I should have known better. Vampires have gotten worse year by year since the damn book was written. I’ve never seen Nosferatu, but it was supposedly fair. The Bela Legosi version is the classic that ‘created’ the vampire, and since then a few dozen movies, mostly of terrible quality, have solidified the quintessential, archetypal, infinitely cliche vampire.
Anne Rice ran with the idea and made a twisted cross between Bram Stoker, Lovecraft, and cheap fantasy. Still, she probably created the best vampire beyond Stoker himself.Since then, vampires have apparently become impotent effeminate soap opera wood. It’s a terrible fate for a creature, a character, that feels like it should have a much more profound life.
It was my fervent hope that Francis Ford Coppola’s version of the Dracula legend would get it right. Maybe it’s dated, maybe it just didn’t click. One way another I finished the movie feeling that it was hit everything at a 45 degree angle. It had so many things right and so many things unforgivably botched.
Easy criticism: Keenu Reeves should never act. East Response: Gary Oldman should have a part in everything.
Beyond the casting and the now-hokey visuals, my criticism is really with the plot. It started off brilliantly. Vlad went to the crusades to defend the church and came home to a dead wife, dead and damned from suicide. I think there was room to explore the back story more, but the initial scene is probably the best in the whole movie. Seeing the Vlad storm out of a bloody alter captures the quintessential curse of the vampires.
From there the plot can’t decide what it wants to follow. It bounces from a burlesque horror in Transylvania, a comedy of manners in England, an adventure film, and a goofy action flick without really concentrating on any one of them. Why did Dracula go to England? The reason was to find Mina, his wife reborn. That is clarified later, but given that’s the main inspiration for all the plot that follows, it seems that angle needed to be emphasized instead of an obscure (and itself poorly narrated) real estate deal in England, that obviously preceded the film, as concerned by Renfield’s subplot. Why did he need land in England if he didn’t know about Mina yet? Who knows?

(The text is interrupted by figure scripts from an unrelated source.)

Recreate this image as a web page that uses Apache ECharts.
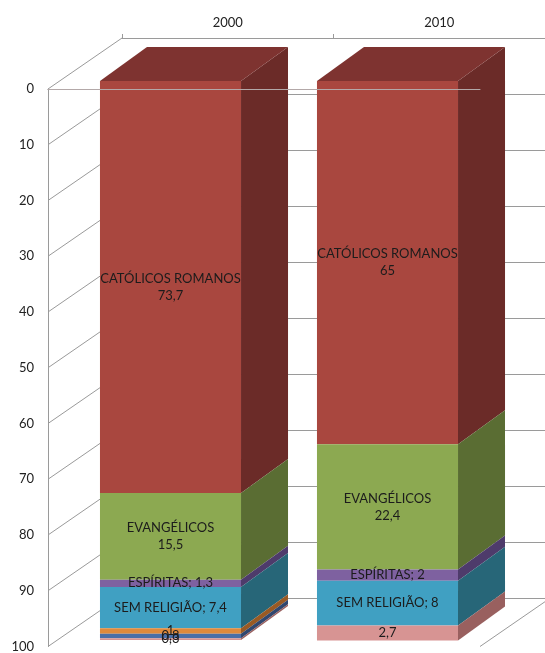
<!DOCTYPE html>
<html>
<head>
<meta charset="utf-8">
<script src="https://cdn.jsdelivr.net/npm/echarts@6/dist/echarts.min.js"></script>
<style>html,body{margin:0;padding:0;background:#fff}#c{width:545px;height:653px}</style>
</head>
<body>
<div id="c"></div>
<script>
// ---- data ----
const categories = ['2000', '2010'];
const catolicos = [73.7, 65];
const evangelicos = [15.5, 22.4];
const espiritas = [1.3, 2];
const semReligiao = [7.4, 8];
const outras1 = [1, 0];
const outras2 = [0.8, 0];
const outras3 = [0.3, 2.7];
const seriesNames = ['CATÓLICOS ROMANOS', 'EVANGÉLICOS', 'ESPÍRITAS', 'SEM RELIGIÃO', 'Outras 1', 'Outras 2', 'Outras 3'];
const yTicks = [0, 10, 20, 30, 40, 50, 60, 70, 80, 90, 100];

// ---- styles ----
const seriesValues = [catolicos, evangelicos, espiritas, semReligiao, outras1, outras2, outras3];
const labelSep = ['\n', '\n', '; ', '; ', null, null, null];
const frontColors = ['#A9473F', '#8CA951', '#7E61A0', '#40A0C2', '#E08A3C', '#4A6FA8', '#D79493'];
const sideColors  = ['#6B2B28', '#5A6D33', '#4E3B6B', '#276678', '#995A24', '#30476F', '#99605F'];
const topColors   = ['#7E3330', '#6F8640', '#604A85', '#307F96', '#B26A2C', '#3A5688', '#B27776'];

// layout
const WALL = {left: 48, top: 89, width: 432, height: 560};
const BACK = {left: 122, top: 38, width: 432, height: 560};
const BARS = {left: 62, top: 81, width: 434, height: 559};
const WDX = BACK.left - WALL.left, WDY = BACK.top - WALL.top;
const BDX = 47, BDY = -34, BAR_RATIO = 0.65;
const FONT = 'Lato, "Open Sans", sans-serif';

function fmt(v) { return String(v).replace('.', ','); }

// stacking
const cum = categories.map(() => 0);
const barSeries = seriesValues.map((vals, si) => {
  const data = vals.map((v, ci) => {
    const s = cum[ci];
    cum[ci] += v;
    return [ci, s, s + v, v];
  });
  return {
    type: 'custom', name: seriesNames[si], xAxisIndex: 2, yAxisIndex: 2, z: 2,
    data: data,
    renderItem: function (params, api) {
      const cat = api.value(0), s = api.value(1), e = api.value(2), v = api.value(3);
      if (!(v > 0)) return null;
      const p0 = api.coord([cat, s]), p1 = api.coord([cat, e]);
      const bw = api.size([1, 0])[0] * BAR_RATIO;
      const xL = p0[0] - bw / 2, xR = p0[0] + bw / 2, yT = p0[1], yB = p1[1];
      const children = [
        {type: 'rect', shape: {x: xL, y: yT, width: bw, height: yB - yT}, style: {fill: frontColors[si]}},
        {type: 'polygon', shape: {points: [[xR, yT], [xR + BDX, yT + BDY], [xR + BDX, yB + BDY], [xR, yB]]}, style: {fill: sideColors[si]}}
      ];
      if (s === 0) {
        children.push({type: 'polygon', shape: {points: [[xL, yT], [xR, yT], [xR + BDX, yT + BDY], [xL + BDX, yT + BDY]]}, style: {fill: topColors[si]}});
      }
      const txt = labelSep[si] === null ? fmt(v) : seriesNames[si] + labelSep[si] + fmt(v);
      children.push({
        type: 'text', z2: 100,
        style: {text: txt, x: p0[0], y: (yT + yB) / 2, align: 'center', verticalAlign: 'middle',
          fill: '#1c1c1c', fontSize: 13, fontFamily: FONT, lineHeight: 17}
      });
      return {type: 'group', children: children};
    }
  };
});

const wallSeries = {
  type: 'custom', xAxisIndex: 0, yAxisIndex: 0, z: 1, silent: true,
  data: yTicks.map(t => [0, t]),
  renderItem: function (params, api) {
    const y = api.coord([0, api.value(1)])[1];
    const cs = params.coordSys;
    const ls = {stroke: '#9a9a9a', lineWidth: 1};
    const children = [{type: 'line', shape: {x1: cs.x, y1: y, x2: cs.x + WDX, y2: y + WDY}, style: ls}];
    if (api.value(1) === yTicks[yTicks.length - 1]) {
      children.push({type: 'line', shape: {x1: cs.x + cs.width, y1: y, x2: cs.x + cs.width + WDX, y2: y + WDY}, style: ls});
    }
    return {type: 'group', children: children};
  }
};

const gray = '#9a9a9a';
const option = {
  backgroundColor: '#fff',
  animation: false,
  grid: [
    Object.assign({containLabel: false}, WALL),
    Object.assign({containLabel: false}, BACK),
    Object.assign({containLabel: false}, BARS)
  ],
  xAxis: [
    {gridIndex: 0, type: 'category', data: categories, position: 'bottom',
      axisLine: {show: true, lineStyle: {color: gray}}, axisTick: {show: false}, axisLabel: {show: false}, splitLine: {show: false}},
    {gridIndex: 1, type: 'category', data: categories, position: 'top',
      axisLine: {show: true, lineStyle: {color: gray}}, axisTick: {show: true, length: 4, lineStyle: {color: gray}},
      axisLabel: {color: '#222', fontSize: 13, fontFamily: FONT, margin: 9}, splitLine: {show: false}},
    {gridIndex: 2, type: 'category', data: categories, show: false},
    {gridIndex: 0, type: 'category', data: categories, position: 'top', z: 10,
      axisLine: {show: true, lineStyle: {color: '#b3a8a8'}}, axisTick: {show: false}, axisLabel: {show: false}, splitLine: {show: false}}
  ],
  yAxis: [
    {gridIndex: 0, type: 'value', inverse: true, min: 0, max: 100, interval: 10,
      axisLine: {show: true, lineStyle: {color: gray}}, axisTick: {show: false},
      axisLabel: {color: '#222', fontSize: 13, fontFamily: FONT, margin: 14}, splitLine: {show: false}},
    {gridIndex: 1, type: 'value', inverse: true, min: 0, max: 100, interval: 10,
      axisLine: {show: false}, axisTick: {show: false},
      axisLabel: {show: false}, splitLine: {show: true, lineStyle: {color: gray}}},
    {gridIndex: 2, type: 'value', inverse: true, min: 0, max: 100, show: false}
  ],
  series: [wallSeries].concat(barSeries)
};

const chart = echarts.init(document.getElementById('c'), null, {renderer: 'canvas'});
chart.setOption(option);
</script>
</body>
</html>
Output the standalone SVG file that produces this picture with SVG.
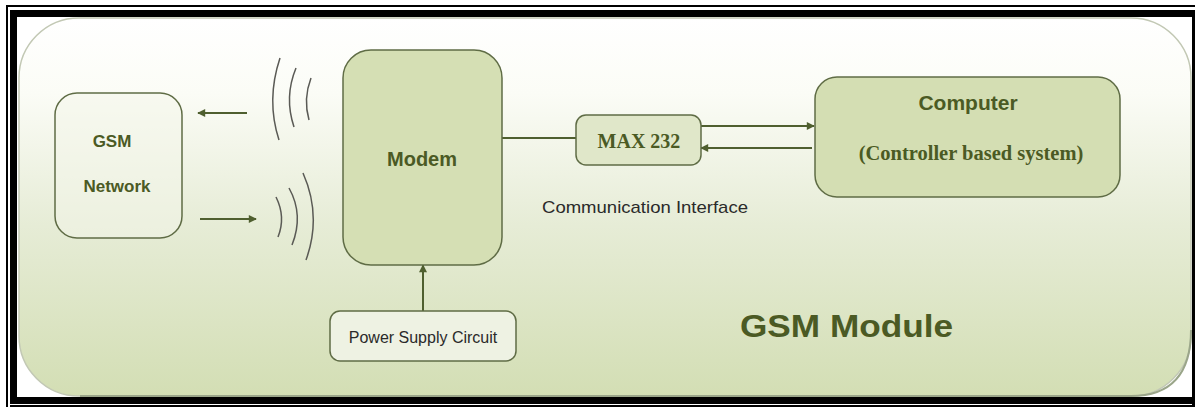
<svg xmlns="http://www.w3.org/2000/svg" width="1195" height="407" viewBox="0 0 1195 407">
<defs>
<linearGradient id="bg" x1="0" y1="0" x2="0" y2="1">
<stop offset="0" stop-color="#ffffff"/>
<stop offset="0.2" stop-color="#fbfcf6"/>
<stop offset="0.55" stop-color="#e6ecd6"/>
<stop offset="1" stop-color="#d3deb4"/>
</linearGradient>
<marker id="ah" viewBox="0 0 10 10" refX="9" refY="5" markerWidth="9" markerHeight="8" markerUnits="userSpaceOnUse" orient="auto">
<path d="M0,0 L10,5 L0,10 Z" fill="#4f5f2f"/>
</marker>
<style>
.box{stroke:#5f6c45;stroke-width:1.5}
.olive{fill:#4b5a24;font-family:"Liberation Sans",Arial,sans-serif;font-weight:bold}
.serif{fill:#4b5a24;font-family:"Liberation Serif","Times New Roman",serif;font-weight:bold}
.plain{fill:#2a2a2a;font-family:"Liberation Sans",Arial,sans-serif}
.conn{stroke:#4f5f2f;stroke-width:2;fill:none}
.wave{stroke:#5a5a55;stroke-width:1.5;fill:none}
</style>
</defs>
<rect x="0" y="0" width="1195" height="407" fill="#ffffff"/>
<g id="frame">
<rect x="6" y="5" width="1195" height="2" fill="#000"/>
<rect x="6" y="5" width="2" height="402" fill="#000"/>
<rect x="10" y="10" width="1185" height="7" fill="#000"/>
<rect x="10" y="10" width="7" height="394" fill="#000"/>
<rect x="10" y="397" width="1185" height="7" fill="#000"/>
<rect x="10" y="405" width="1185" height="2" fill="#000"/>
<rect x="1192" y="10" width="3" height="397" fill="#000"/>
</g>
<g id="panel">
<rect x="19" y="18" width="1172" height="378" rx="60" ry="60" fill="url(#bg)" stroke="#c2c8b4" stroke-width="1.5"/>
<path d="M1191,330 Q1191,396 1131,396 L80,396" fill="none" stroke="#9aa589" stroke-width="2"/>
</g>
<g id="connectors">
<line class="conn" x1="247" y1="113" x2="198" y2="113" marker-end="url(#ah)"/>
<line class="conn" x1="200" y1="219" x2="256" y2="219" marker-end="url(#ah)"/>
<line class="conn" x1="502" y1="138" x2="576" y2="138"/>
<line class="conn" x1="701" y1="126" x2="814" y2="126" marker-end="url(#ah)"/>
<line class="conn" x1="812" y1="148" x2="701" y2="148" marker-end="url(#ah)"/>
<line class="conn" x1="423" y1="311" x2="423" y2="265" marker-end="url(#ah)"/>
</g>
<g id="waves">
<path class="wave" d="M280,58 Q266,100 279,140"/>
<path class="wave" d="M296,68 Q284,97 294,127"/>
<path class="wave" d="M311,78 Q303,99 309,120"/>
<path class="wave" d="M276,197 Q286,217 278,237"/>
<path class="wave" d="M289,188 Q304,215 292,245"/>
<path class="wave" d="M303,173 Q322,216 306,260"/>
</g>
<g id="gsm-network">
<rect class="box" x="55" y="93" width="127" height="145" rx="22" fill="#f3f6ea" fill-opacity="0.5"/>
<text class="olive" x="112" y="147" font-size="17" text-anchor="middle">GSM</text>
<text class="olive" x="117" y="192" font-size="17" text-anchor="middle">Network</text>
</g>
<g id="modem">
<rect class="box" x="343" y="50" width="159" height="215" rx="28" fill="#d5dfb4"/>
<text class="olive" x="422" y="166" font-size="20" text-anchor="middle">Modem</text>
</g>
<g id="max232">
<rect class="box" x="576" y="115" width="125" height="50" rx="10" fill="#e0e7c9"/>
<text class="serif" x="639" y="148" font-size="20" text-anchor="middle">MAX 232</text>
</g>
<g id="computer">
<rect class="box" x="815" y="77" width="305" height="120" rx="22" fill="#d4deb3"/>
<text class="olive" x="968" y="110" font-size="21" text-anchor="middle">Computer</text>
<text class="serif" x="971" y="160" font-size="20.5" text-anchor="middle">(Controller based system)</text>
</g>
<g id="power-supply">
<rect class="box" x="330" y="311" width="186" height="50" rx="10" fill="#eef2e3"/>
<text class="plain" x="423" y="343" font-size="16" text-anchor="middle">Power Supply Circuit</text>
</g>
<g id="labels">
<text class="plain" x="542" y="213" font-size="17" textLength="206" lengthAdjust="spacingAndGlyphs">Communication  Interface</text>
<text class="olive" x="740" y="337" font-size="32" textLength="213" lengthAdjust="spacingAndGlyphs">GSM  Module</text>
</g>
</svg>
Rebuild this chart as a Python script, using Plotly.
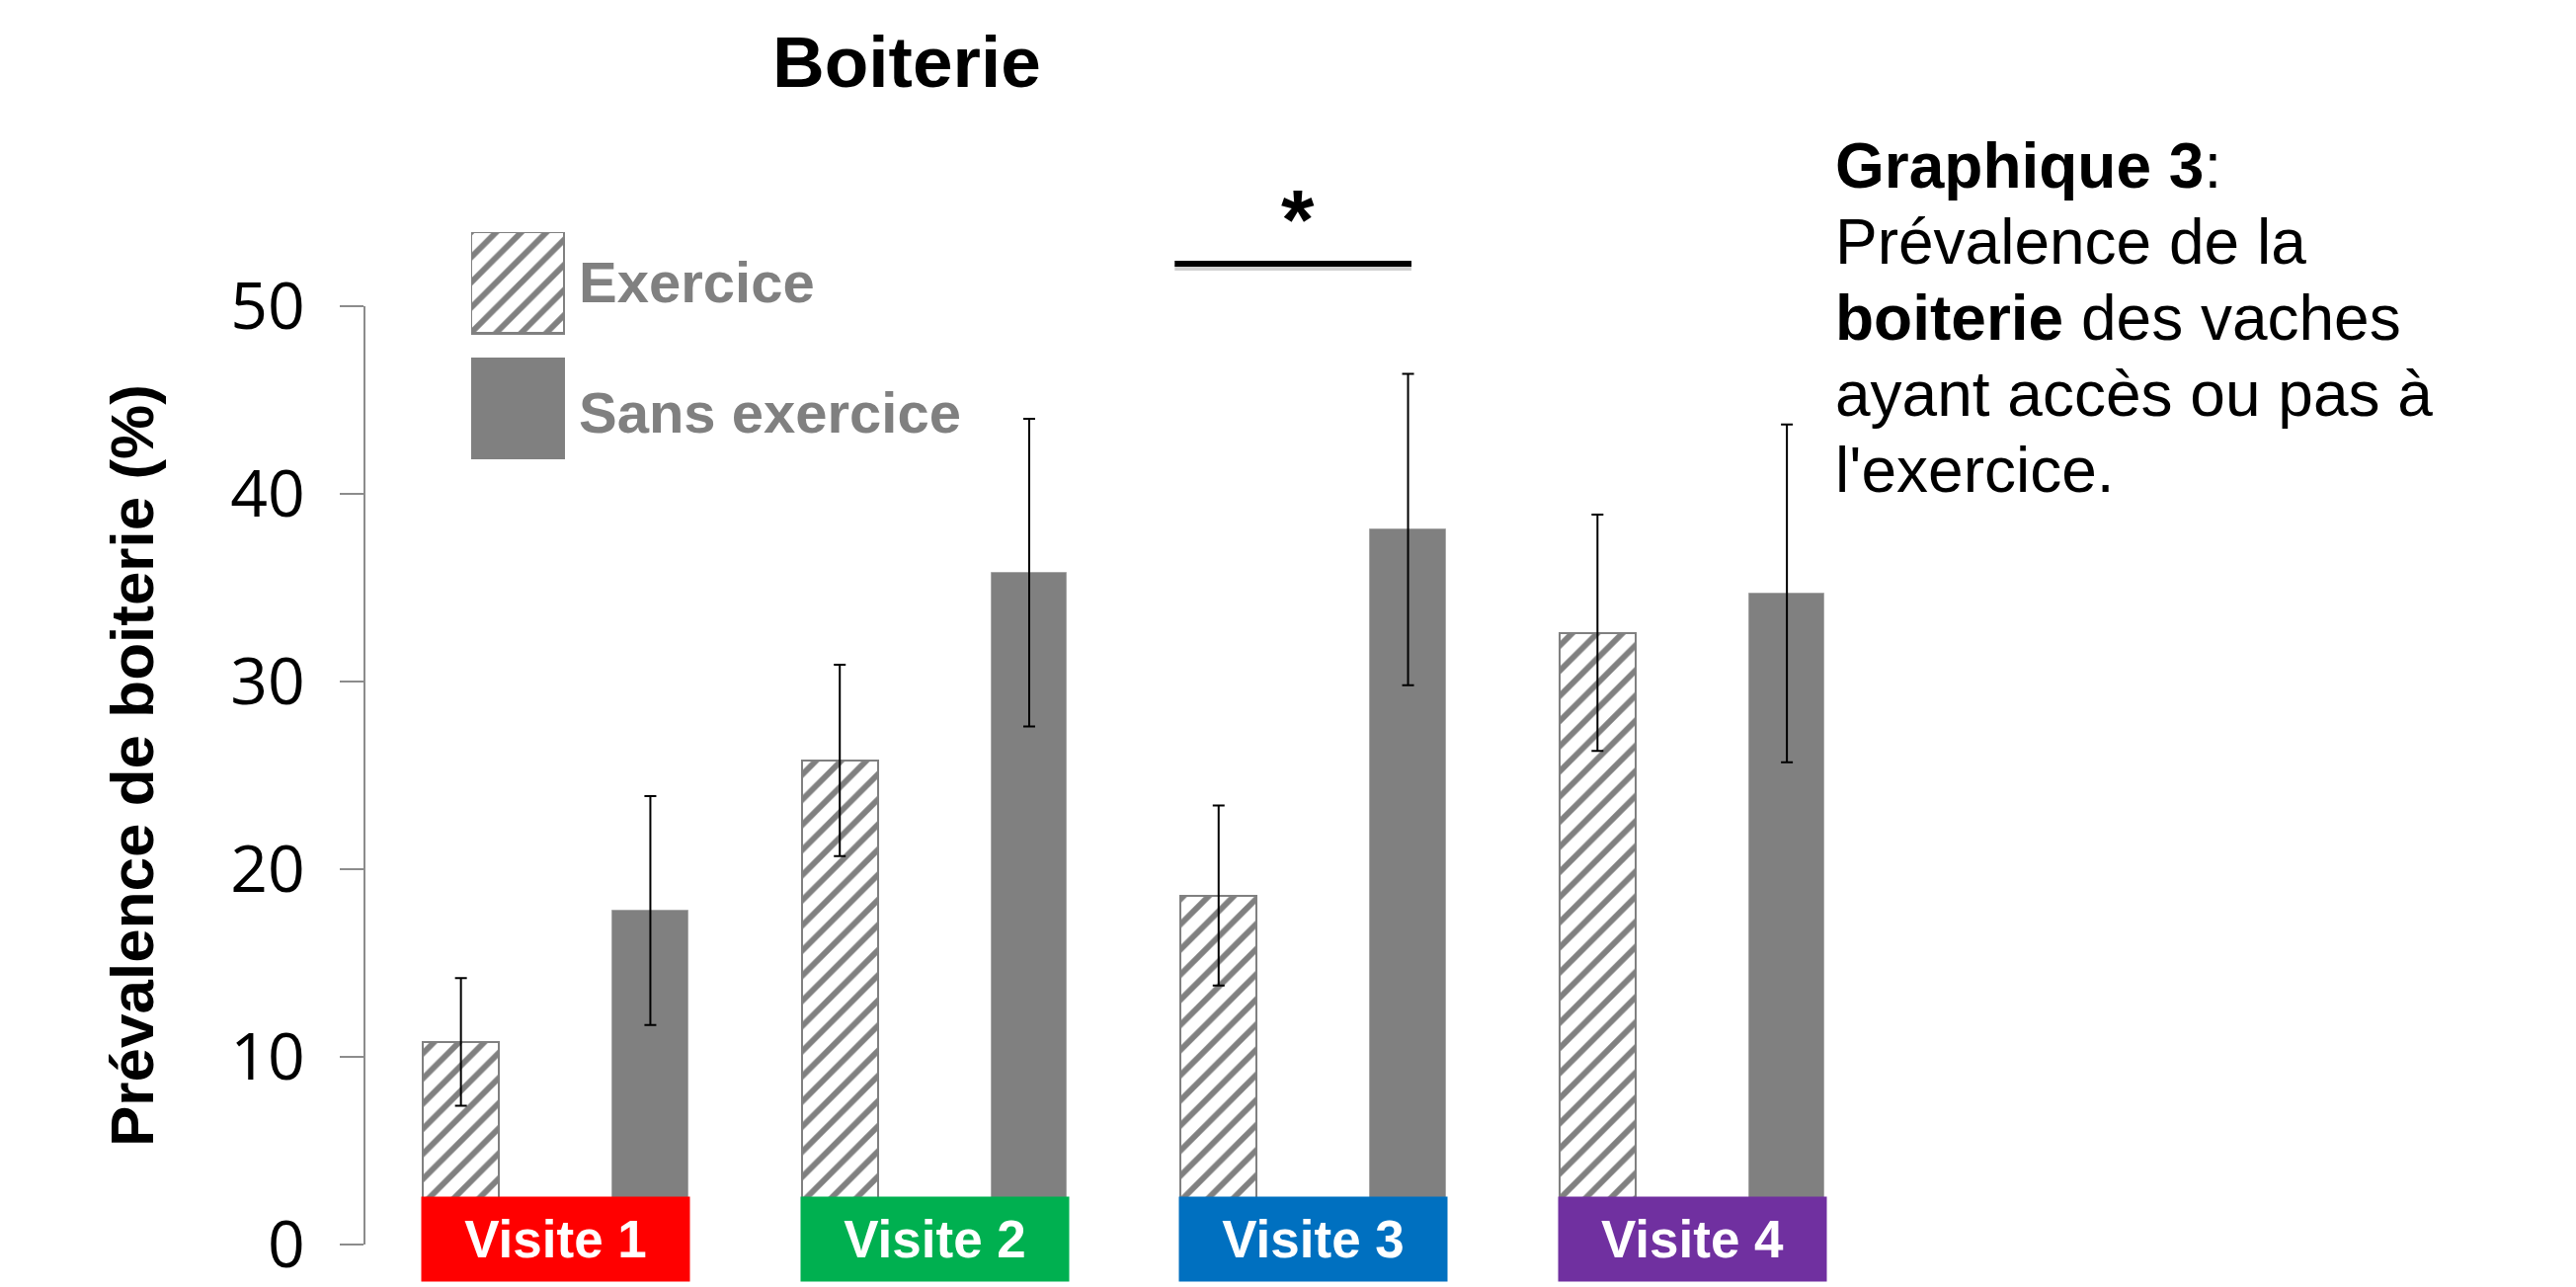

Renfeld was excellent, both visually and in direction. They might have said why exactly he became the vampire’s servant, or explained why his struggle only seemed to start in the last thirty minutes, but he emphasized better than any other character (Helsing included) the power of the vampire.
The scenes with Lucy are also powerful. They suffer from age and a certain lack of subtlety, but the Victorian eroticism is played with nicely. England was a good mixture of modern and stately, seedy and mysterious. It is a suitable haunt for the vampire once he arrives, but then he ruins it by jumping through nonsense montages.
What I’m really getting at is that the quintessence of Dracula was never really touched upon. The first half of the film focused on a rare sense of eroticism that was never explained or explored. Did Lucy fall for Dracula due to her promiscuity? Presumably, but if that’s true than you can’t blame it on a dream later. If her actions are responsible for her date than she must make her choices unhindered and with full cognizance. The book managed this, but the film botched it.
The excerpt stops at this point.